Pat McGovern: The Indiana Jones of Ancient Alcohol

Dr. Patrick E. McGovern is the Scientific Director of the Biomolecular Archaeology Project for Cuisine, Fermented Beverages, and Health at the University of Pennsylvania Museum in Philadelphia. He is also an Adjunct Professor of Anthropology. His academic background combined the physical sciences, archaeology, and history–an A.B. in Chemistry from Cornell University, graduate work in neurochemistry at the University of Rochester, and a Ph.D. in Near Eastern Archaeology and Literature from the Asian and Middle Eastern Studies Department of the University of Pennsylvania.

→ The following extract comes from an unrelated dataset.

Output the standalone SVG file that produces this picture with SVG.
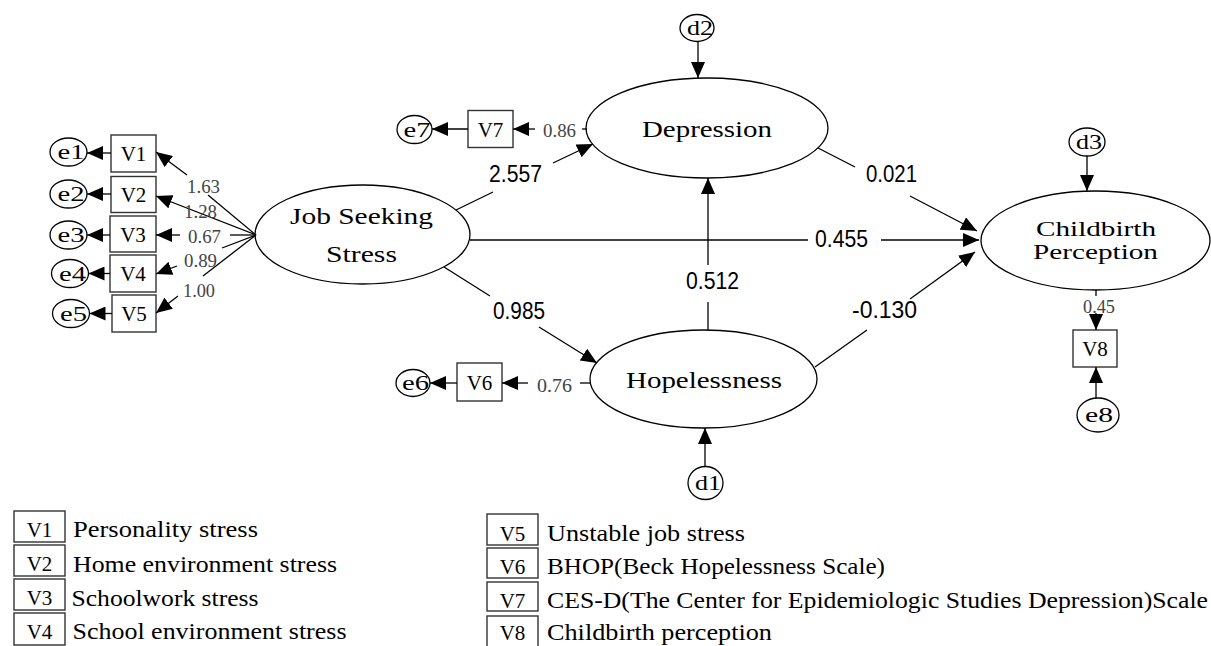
<svg xmlns="http://www.w3.org/2000/svg" width="1211" height="646" viewBox="0 0 1211 646">
<style>
.ln{stroke:#000;stroke-width:1.3;fill:none}
.ar{marker-end:url(#ah)}
.el{fill:#fff;stroke:#000;stroke-width:1.3}
.bx{fill:#fff;stroke:#333;stroke-width:1.4}
.t{font-family:"Liberation Serif","DejaVu Serif",serif;fill:#000}
.nm{font-size:24px}
.cb{font-size:21px}
.sm{font-size:21px;text-anchor:middle}
.vv{font-size:21px;text-anchor:middle}
.ld{font-family:"Liberation Serif","DejaVu Serif",serif;font-size:19px;fill:#444}
.cf{font-family:"Liberation Sans","DejaVu Sans",sans-serif;font-size:23px;fill:#000}
.lg{font-size:23px}
</style>
<defs>
<marker id="ah" markerUnits="userSpaceOnUse" markerWidth="16" markerHeight="14" refX="16" refY="7" orient="auto">
<path d="M0,0 L16,7 L0,14 Z" fill="#000"/>
</marker>
</defs>
<rect width="1211" height="646" fill="#fff"/>

<g id="jss"><ellipse class="el" cx="362.5" cy="234.5" rx="107.5" ry="49.5"/>
<text class="t nm" x="290" y="224" textLength="143" lengthAdjust="spacingAndGlyphs">Job Seeking</text>
<text class="t nm" x="326" y="262" textLength="71" lengthAdjust="spacingAndGlyphs">Stress</text></g>
<g id="depression"><ellipse class="el" cx="707" cy="128" rx="121" ry="50"/>
<text class="t nm" x="642" y="137" textLength="130" lengthAdjust="spacingAndGlyphs">Depression</text></g>
<g id="hopelessness"><ellipse class="el" cx="703.5" cy="379" rx="113.5" ry="49"/>
<text class="t nm" x="626" y="388" textLength="156" lengthAdjust="spacingAndGlyphs">Hopelessness</text></g>
<g id="childbirth"><ellipse class="el" cx="1095.5" cy="240.5" rx="114.5" ry="49.5"/>
<text class="t cb" x="1036" y="236" textLength="120" lengthAdjust="spacingAndGlyphs">Childbirth</text>
<text class="t cb" x="1033" y="259" textLength="125" lengthAdjust="spacingAndGlyphs">Perception</text></g>

<g id="e1"><ellipse class="el" cx="68.5" cy="152" rx="18.5" ry="14"/><text class="t sm" x="71" y="159" textLength="27" lengthAdjust="spacingAndGlyphs">e1</text></g>
<g id="e2"><ellipse class="el" cx="68.5" cy="194" rx="18.5" ry="14"/><text class="t sm" x="71" y="201" textLength="27" lengthAdjust="spacingAndGlyphs">e2</text></g>
<g id="e3"><ellipse class="el" cx="68.5" cy="235" rx="18.5" ry="14"/><text class="t sm" x="71" y="242" textLength="27" lengthAdjust="spacingAndGlyphs">e3</text></g>
<g id="e4"><ellipse class="el" cx="70" cy="273.5" rx="18.5" ry="14"/><text class="t sm" x="72.5" y="280.5" textLength="27" lengthAdjust="spacingAndGlyphs">e4</text></g>
<g id="e5"><ellipse class="el" cx="71" cy="313.5" rx="18.5" ry="14"/><text class="t sm" x="73.5" y="320.5" textLength="27" lengthAdjust="spacingAndGlyphs">e5</text></g>
<g id="e6"><ellipse class="el" cx="413" cy="383" rx="17" ry="13.5"/><text class="t sm" x="415.5" y="390" textLength="27" lengthAdjust="spacingAndGlyphs">e6</text></g>
<g id="e7"><ellipse class="el" cx="414.5" cy="129.5" rx="17.5" ry="14"/><text class="t sm" x="417" y="136.5" textLength="27" lengthAdjust="spacingAndGlyphs">e7</text></g>
<g id="e8"><ellipse class="el" cx="1098" cy="415" rx="21" ry="17"/><text class="t sm" x="1099" y="422" textLength="28" lengthAdjust="spacingAndGlyphs">e8</text></g>
<g id="d1"><ellipse class="el" cx="705.5" cy="483" rx="17.5" ry="16.5"/><text class="t sm" x="708" y="490" textLength="26" lengthAdjust="spacingAndGlyphs">d1</text></g>
<g id="d2"><ellipse class="el" cx="697" cy="28" rx="17" ry="13.5"/><text class="t sm" x="700" y="35" textLength="26" lengthAdjust="spacingAndGlyphs">d2</text></g>
<g id="d3"><ellipse class="el" cx="1087" cy="142" rx="18" ry="14"/><text class="t sm" x="1089" y="149" textLength="26" lengthAdjust="spacingAndGlyphs">d3</text></g>

<g id="V1"><rect class="bx" x="111" y="135" width="45" height="37"/><text class="t vv" x="133.5" y="161">V1</text></g>
<g id="V2"><rect class="bx" x="111" y="176.5" width="45" height="36"/><text class="t vv" x="133.5" y="202">V2</text></g>
<g id="V3"><rect class="bx" x="110" y="216" width="46" height="36"/><text class="t vv" x="133" y="242">V3</text></g>
<g id="V4"><rect class="bx" x="110" y="255" width="46" height="37"/><text class="t vv" x="133" y="281">V4</text></g>
<g id="V5"><rect class="bx" x="112" y="295" width="44" height="37"/><text class="t vv" x="134" y="321">V5</text></g>
<g id="V6"><rect class="bx" x="457" y="363" width="45" height="38"/><text class="t vv" x="479.5" y="390">V6</text></g>
<g id="V7"><rect class="bx" x="468" y="110.5" width="45" height="37"/><text class="t vv" x="490.5" y="137">V7</text></g>
<g id="V8"><rect class="bx" x="1073" y="330" width="44" height="37"/><text class="t vv" x="1095" y="356">V8</text></g>

<g id="connectors">
<path class="ln" d="M256,235 L208,195"/><path class="ln ar" d="M187,175 L156,152"/>
<path class="ln ar" d="M256,235 L156,196"/>
<path class="ln" d="M256,235 L230,235"/><path class="ln ar" d="M180,235 L156,235"/>
<path class="ln" d="M256,235 L222,248"/><path class="ln ar" d="M177,266 L156,274"/>
<path class="ln" d="M256,235 L203,276"/><path class="ln ar" d="M178,296 L156,313"/>
<path class="ln ar" d="M111,153 L87,153"/>
<path class="ln ar" d="M111,194 L87,194"/>
<path class="ln ar" d="M110,235 L87,235"/>
<path class="ln ar" d="M110,273.5 L88.5,273.5"/>
<path class="ln ar" d="M112,313.5 L89.5,313.5"/>
<path class="ln" d="M456,210 L493,192"/><path class="ln ar" d="M553,163 L593,144"/>
<path class="ln" d="M470,240 L808,240"/><path class="ln ar" d="M881,240 L979,240"/>
<path class="ln" d="M818,148 L855,167"/><path class="ln ar" d="M910,196 L977,231"/>
<path class="ln" d="M815,367 L867,330"/><path class="ln ar" d="M910,299 L975,252"/>
<path class="ln" d="M444,267 L490,296"/><path class="ln ar" d="M539,327 L597,363"/>
<path class="ln" d="M708,330 L708,302"/><path class="ln ar" d="M708,265 L708,178"/>
<path class="ln ar" d="M698,41.5 L698,78"/>
<path class="ln ar" d="M705,466.5 L705,428"/>
<path class="ln ar" d="M1087,156 L1087,191"/>
<path class="ln" d="M587,129 L582,129"/><path class="ln ar" d="M535,129 L513,129"/>
<path class="ln ar" d="M468,129 L432,129"/>
<path class="ln" d="M590,383 L580,383"/><path class="ln ar" d="M528,383 L502,383"/>
<path class="ln ar" d="M457,383 L430,383"/>
<path class="ln" d="M1096,290 L1096,296"/><path class="ln ar" d="M1096,313 L1096,330"/>
<path class="ln ar" d="M1096,398 L1096,367"/>

<text class="ld" x="187" y="193" textLength="33" lengthAdjust="spacingAndGlyphs">1.63</text>
<text class="ld" x="184" y="218" textLength="33" lengthAdjust="spacingAndGlyphs">1.28</text>
<text class="ld" x="188" y="243" textLength="33" lengthAdjust="spacingAndGlyphs">0.67</text>
<text class="ld" x="184" y="267" textLength="33" lengthAdjust="spacingAndGlyphs">0.89</text>
<text class="ld" x="183" y="297" textLength="32" lengthAdjust="spacingAndGlyphs">1.00</text>
<text class="ld" x="543" y="137" textLength="33" lengthAdjust="spacingAndGlyphs">0.86</text>
<text class="ld" x="537" y="392" textLength="35" lengthAdjust="spacingAndGlyphs">0.76</text>
<text class="ld" x="1083" y="313" textLength="32" lengthAdjust="spacingAndGlyphs">0.45</text>

<text class="cf" x="489" y="182" textLength="53" lengthAdjust="spacingAndGlyphs">2.557</text>
<text class="cf" x="866" y="182" textLength="51" lengthAdjust="spacingAndGlyphs">0.021</text>
<text class="cf" x="815" y="247" textLength="53" lengthAdjust="spacingAndGlyphs">0.455</text>
<text class="cf" x="852" y="318" textLength="65" lengthAdjust="spacingAndGlyphs">-0.130</text>
<text class="cf" x="493" y="319" textLength="52" lengthAdjust="spacingAndGlyphs">0.985</text>
<text class="cf" x="686" y="289" textLength="53" lengthAdjust="spacingAndGlyphs">0.512</text>
</g>

<g id="legend">
<rect class="bx" x="14" y="511" width="51" height="31"/><text class="t vv" x="39.5" y="537">V1</text>
<text class="t lg" x="73" y="537" textLength="185" lengthAdjust="spacingAndGlyphs">Personality stress</text>
<rect class="bx" x="14" y="545" width="51" height="31"/><text class="t vv" x="39.5" y="571">V2</text>
<text class="t lg" x="73" y="571.5" textLength="264" lengthAdjust="spacingAndGlyphs">Home environment stress</text>
<rect class="bx" x="14" y="579" width="51" height="31"/><text class="t vv" x="39.5" y="605">V3</text>
<text class="t lg" x="71.5" y="605.5" textLength="187" lengthAdjust="spacingAndGlyphs">Schoolwork stress</text>
<rect class="bx" x="14" y="613" width="51" height="32"/><text class="t vv" x="39.5" y="639">V4</text>
<text class="t lg" x="72.5" y="638.5" textLength="274" lengthAdjust="spacingAndGlyphs">School environment stress</text>

<rect class="bx" x="487" y="514" width="51" height="31"/><text class="t vv" x="512.5" y="541">V5</text>
<text class="t lg" x="547" y="541" textLength="198" lengthAdjust="spacingAndGlyphs">Unstable job stress</text>
<rect class="bx" x="487" y="548" width="51" height="30"/><text class="t vv" x="512.5" y="574">V6</text>
<text class="t lg" x="547" y="574" textLength="338" lengthAdjust="spacingAndGlyphs">BHOP(Beck Hopelessness Scale)</text>
<rect class="bx" x="487" y="582" width="51" height="29"/><text class="t vv" x="512.5" y="607.5">V7</text>
<text class="t lg" x="547" y="607.5" textLength="661" lengthAdjust="spacingAndGlyphs">CES-D(The Center for Epidemiologic Studies Depression)Scale</text>
<rect class="bx" x="487" y="616" width="51" height="34"/><text class="t vv" x="512.5" y="640">V8</text>
<text class="t lg" x="547" y="640" textLength="225" lengthAdjust="spacingAndGlyphs">Childbirth perception</text>
</g>
</svg>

Over the past two decades, he has pioneered the emerging field of Molecular Archaeology. His research–showing what Molecular Archaeology is capable of achieving—has involved reconstructing the “King Midas funerary feast” and chemically confirming the earliest fermented beverage from anywhere in the world—Neolithic China, some 9000 years ago, where pottery jars were shown to contain a mixed drink of rice, honey, and grape/hawthorn tree fruit. Most recently, he and colleagues identified the earliest beverage made from cacao (chocolate) from a site in Honduras, dated to ca. 1150 B.C., and an herbal wine from Dynasty 0 in Egypt.